Jean-Baptiste Belley (c. 1746 – 1805) was a native of Senegal and former slave from Saint-Domingue in the French West Indies who during the period of the French Revolution became a member of the National Convention and the Council of Five Hundred of France. He was also known as Mars.[1]


Belley was said to have been born on 1 July 1746 or 1747 on the island of Gorée, Senegal, but the dates of his birth and death are uncertain. At the age of two, he was sold to slavers sailing for the French colony of Saint-Domingue. With his savings, he later bought his freedom.[1]

In 1791, the enslaved Africans of Saint-Domingue began the Haitian Revolution, aimed at the overthrow of the colonial regime. As their fellow revolutionaries in France thought the Declaration of the Rights of Man of 1789, they began to see that slavery would need to be abolished.[2]

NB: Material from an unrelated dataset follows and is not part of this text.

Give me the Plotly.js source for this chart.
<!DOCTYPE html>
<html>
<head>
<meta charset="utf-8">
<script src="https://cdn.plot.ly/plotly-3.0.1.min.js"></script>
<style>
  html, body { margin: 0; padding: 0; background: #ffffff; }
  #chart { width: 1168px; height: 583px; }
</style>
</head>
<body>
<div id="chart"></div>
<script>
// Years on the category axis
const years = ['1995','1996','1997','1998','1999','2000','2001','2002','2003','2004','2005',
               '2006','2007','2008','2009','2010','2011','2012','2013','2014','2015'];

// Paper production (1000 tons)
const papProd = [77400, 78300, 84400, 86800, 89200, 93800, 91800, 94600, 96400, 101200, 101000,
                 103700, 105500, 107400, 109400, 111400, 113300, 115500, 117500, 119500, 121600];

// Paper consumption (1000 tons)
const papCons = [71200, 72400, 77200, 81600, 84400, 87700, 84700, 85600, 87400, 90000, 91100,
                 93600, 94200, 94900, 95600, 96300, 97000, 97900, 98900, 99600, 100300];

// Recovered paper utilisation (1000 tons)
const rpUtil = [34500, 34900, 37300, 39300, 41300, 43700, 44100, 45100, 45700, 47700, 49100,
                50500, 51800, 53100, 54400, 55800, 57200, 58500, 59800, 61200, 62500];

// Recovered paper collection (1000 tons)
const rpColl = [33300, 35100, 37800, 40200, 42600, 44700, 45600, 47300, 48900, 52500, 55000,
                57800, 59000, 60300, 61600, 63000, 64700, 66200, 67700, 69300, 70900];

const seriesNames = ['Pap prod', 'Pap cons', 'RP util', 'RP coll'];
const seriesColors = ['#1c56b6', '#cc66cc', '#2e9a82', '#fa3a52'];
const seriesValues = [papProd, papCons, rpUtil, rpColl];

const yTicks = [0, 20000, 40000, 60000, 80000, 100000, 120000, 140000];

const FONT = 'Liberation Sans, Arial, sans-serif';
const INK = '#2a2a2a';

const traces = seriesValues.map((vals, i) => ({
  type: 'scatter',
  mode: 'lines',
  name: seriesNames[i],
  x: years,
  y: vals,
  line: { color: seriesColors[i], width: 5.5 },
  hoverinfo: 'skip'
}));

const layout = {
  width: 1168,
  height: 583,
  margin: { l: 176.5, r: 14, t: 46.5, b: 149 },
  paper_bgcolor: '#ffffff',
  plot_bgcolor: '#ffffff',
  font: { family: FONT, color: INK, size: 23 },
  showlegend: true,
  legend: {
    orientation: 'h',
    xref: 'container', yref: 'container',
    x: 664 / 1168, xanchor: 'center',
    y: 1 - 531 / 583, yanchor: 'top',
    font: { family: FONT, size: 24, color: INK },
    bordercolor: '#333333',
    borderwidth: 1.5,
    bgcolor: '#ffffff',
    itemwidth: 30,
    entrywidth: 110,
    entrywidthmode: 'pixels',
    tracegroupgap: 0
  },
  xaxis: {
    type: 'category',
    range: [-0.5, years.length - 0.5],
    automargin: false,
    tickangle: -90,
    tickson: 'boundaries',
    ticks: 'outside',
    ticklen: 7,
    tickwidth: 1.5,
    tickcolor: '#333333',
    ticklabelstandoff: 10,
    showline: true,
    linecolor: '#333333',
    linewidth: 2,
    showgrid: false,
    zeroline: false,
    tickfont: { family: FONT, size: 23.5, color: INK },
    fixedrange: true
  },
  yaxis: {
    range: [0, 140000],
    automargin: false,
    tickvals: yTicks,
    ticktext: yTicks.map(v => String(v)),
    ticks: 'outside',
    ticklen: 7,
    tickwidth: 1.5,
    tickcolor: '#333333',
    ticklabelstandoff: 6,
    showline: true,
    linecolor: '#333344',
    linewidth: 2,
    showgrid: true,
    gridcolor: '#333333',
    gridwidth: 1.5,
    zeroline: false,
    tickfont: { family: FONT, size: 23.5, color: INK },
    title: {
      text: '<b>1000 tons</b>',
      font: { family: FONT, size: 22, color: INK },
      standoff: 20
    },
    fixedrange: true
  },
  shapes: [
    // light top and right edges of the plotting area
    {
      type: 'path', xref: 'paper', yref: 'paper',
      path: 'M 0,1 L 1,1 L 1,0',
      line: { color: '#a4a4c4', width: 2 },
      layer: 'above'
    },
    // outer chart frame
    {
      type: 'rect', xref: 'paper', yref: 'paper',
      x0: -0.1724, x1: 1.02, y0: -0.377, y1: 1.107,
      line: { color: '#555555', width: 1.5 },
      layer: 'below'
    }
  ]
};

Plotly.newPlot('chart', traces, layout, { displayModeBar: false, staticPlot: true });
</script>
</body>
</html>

In 1793, Belley was a Captain of infantry, fought against the colonists of Saint-Domingue and was six times wounded. On 24 September 1793, he was one of three members (deputés) elected to the French National Convention by the northern region of Saint-Domingue, together with Jean-Baptiste Mills, a mulatto, and Louis-Pierre Dufaÿ, a European, thus becoming the first black deputy to take a seat in the Convention.[2][3][4] On 3 February 1794, he spoke in a debate in the Convention when it decided unanimously to abolish slavery.[1][2][3]

However, the formal abolition of slavery did not disarm the European colonists' supporters, and although he was recognized as a full citizen of the Republic, Belley had to struggle against racist insinuations. He was an active spokesman for people of colour. When Benoît Gouly, a pro-slavery deputy from Mauritius in the Indian Ocean, called for special laws for the colonies, Belley denounced a pressure group of colonists meeting at the Hôtel Massiac[5] in a speech published under the title Le Bout d'oreille des colons, ou le système de l’Hôtel Massiac mis à jour par Gouly.[6] He succeeded for a time in maintaining the Republican principle of equality between people in France and in its colonies, whatever their colour.[3]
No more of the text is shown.